According to the Complaint, on May 31, 2016, Celator Pharmaceuticals, Inc. (“Celator” or the “Company”) and Jazz Pharmaceuticals plc (“Jazz”) issued a joint press release announcing that they had entered into an Agreement and Plan of Merger dated May 27, 2016 (the “Merger Agreement”) to sell Celator to Jazz. Subject to the terms of the Merger Agreement, Merger Sub commenced a tender offer (the “Offer”) to purchase all of the outstanding shares of Celator common stock for $30.25 in cash for each share of Celator they own (the “Offer Price”). Following consummation of the Offer, Merger Sub will merge with and into Celator with the Company surviving as a wholly-owned subsidiary of Jazz. The Proposed Transaction is valued at approximately $1.5 billion. On June 10, 2016, Celator filed a Recommendation Statement on Schedule 14D-9 Solicitation/ Recommendation Statement (the “Recommendation Statement”) with the U.S. Securities and Exchange Commission (“SEC”).

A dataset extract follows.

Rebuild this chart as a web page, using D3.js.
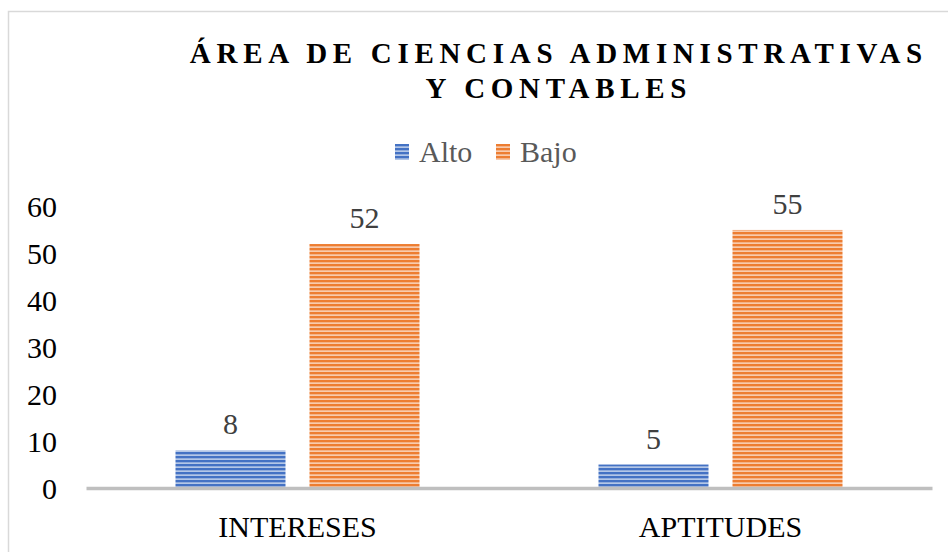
<!DOCTYPE html>
<html><head><meta charset="utf-8">
<script src="https://cdn.jsdelivr.net/npm/d3@7"></script>
<style>
body{margin:0;background:#fff;}
svg{display:block;}
</style>
</head><body>
<svg id="chart" width="948" height="552"></svg>
<script>
const categories = ["INTERESES", "APTITUDES"];
const seriesNames = ["Alto", "Bajo"];
const alto = [8, 5];
const bajo = [52, 55];
const yTicks = [0, 10, 20, 30, 40, 50, 60];
const titleLines = ["ÁREA DE CIENCIAS ADMINISTRATIVAS", "Y CONTABLES"];

const svg = d3.select("#chart");
const serif = "Liberation Serif";

// patterns
const defs = svg.append("defs");
const pat = [{id:"pAlto", dark:"#4472C4", light:"#b4c7e7"}, {id:"pBajo", dark:"#ED7D31", light:"#f8cbad"}];
pat.forEach(p => {
  const g = defs.append("pattern").attr("id", p.id).attr("patternUnits","userSpaceOnUse")
    .attr("width", 8).attr("height", 4);
  g.append("rect").attr("width",8).attr("height",4).attr("fill",p.light);
  g.append("rect").attr("y",0).attr("width",8).attr("height",2.3).attr("fill",p.dark);
});

// border
svg.append("rect").attr("x",8.5).attr("y",11.5).attr("width",945).attr("height",560)
  .attr("fill","none").attr("stroke","#d9d9d9").attr("stroke-width",1.5);

const x0 = d3.scaleBand().domain(categories).range([86, 932]).paddingInner(0).paddingOuter(0);
const x1 = d3.scaleBand().domain(seriesNames).range([89.5, 423-89.5]).paddingInner(24/134);
const y = d3.scaleLinear().domain([0, 60]).range([488, 206.5]);

// y axis labels
const yAxis = d3.axisLeft(y).tickValues(yTicks).tickSize(0).tickPadding(0);
const ya = svg.append("g").attr("transform","translate(57,0)").call(yAxis)
  .attr("font-family", serif).attr("font-size", 30);
ya.select(".domain").remove();
ya.selectAll("text").style("font-family", serif).attr("font-size", 30).attr("fill","#000").attr("dy","0.34em");

const data = categories.map((c,i) => ({cat:c, vals:[{s:"Alto", v:alto[i]}, {s:"Bajo", v:bajo[i]}]}));
const groups = svg.selectAll("g.cat").data(data).join("g").attr("class","cat")
  .attr("transform", d => `translate(${x0(d.cat)},0)`);
groups.selectAll("rect").data(d => d.vals).join("rect")
  .attr("x", d => x1(d.s)).attr("width", x1.bandwidth())
  .attr("y", d => y(d.v)).attr("height", d => y(0) - y(d.v))
  .attr("fill", d => d.s === "Alto" ? "url(#pAlto)" : "url(#pBajo)");
groups.selectAll("text.val").data(d => d.vals).join("text").attr("class","val")
  .attr("x", d => x1(d.s) + x1.bandwidth()/2).attr("y", d => y(d.v) - 16)
  .attr("text-anchor","middle").style("font-family", serif).attr("font-size", 30).attr("fill","#404040")
  .text(d => d.v);

// x axis
const xAxis = d3.axisBottom(x0).tickSize(0).tickPadding(28);
const xa = svg.append("g").attr("transform","translate(0,488)").call(xAxis)
  .attr("font-family", serif).attr("font-size", 30);
xa.select(".domain").attr("stroke","#bfbfbf").attr("stroke-width",3.5);
xa.selectAll("text").style("font-family", serif).attr("font-size", 30).attr("fill","#000");

// title
svg.append("g").selectAll("text").data(titleLines).join("text")
  .attr("x", 558.9).attr("y", (d,i) => 63 + i*35)
  .attr("text-anchor","middle").style("font-family", serif).attr("font-weight","bold")
  .attr("font-size", 29).style("letter-spacing", "5.7px").attr("fill","#000")
  .text(d => d);

// legend
const leg = svg.append("g");
const legX = [395, 496];
seriesNames.forEach((s,i) => {
  leg.append("rect").attr("x", legX[i]).attr("y", 144).attr("width", 14).attr("height", 16)
    .attr("fill", i===0 ? "url(#pAlto)" : "url(#pBajo)");
  leg.append("text").attr("x", legX[i] + 24).attr("y", 162).style("font-family", serif)
    .attr("font-size", 30).attr("fill","#595959").text(s);
});
</script>
</body></html>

The Complaint alleges the Recommendation Statement, which recommends that Celator stockholders vote in favor of the Proposed Transaction, omits or misrepresents material information concerning, among other things: (i) the background of the Proposed Transaction; (ii) the data and inputs underlying the financial valuation exercises that purportedly support the so-called “fairness opinion” provided by Celator’s financial advisor, MTS Securities, LLC (“MTS Securities”); and (iii) Celator’s financial projections, relied upon by MTS Securities.
This case was administratively terminated on July 8, 2016.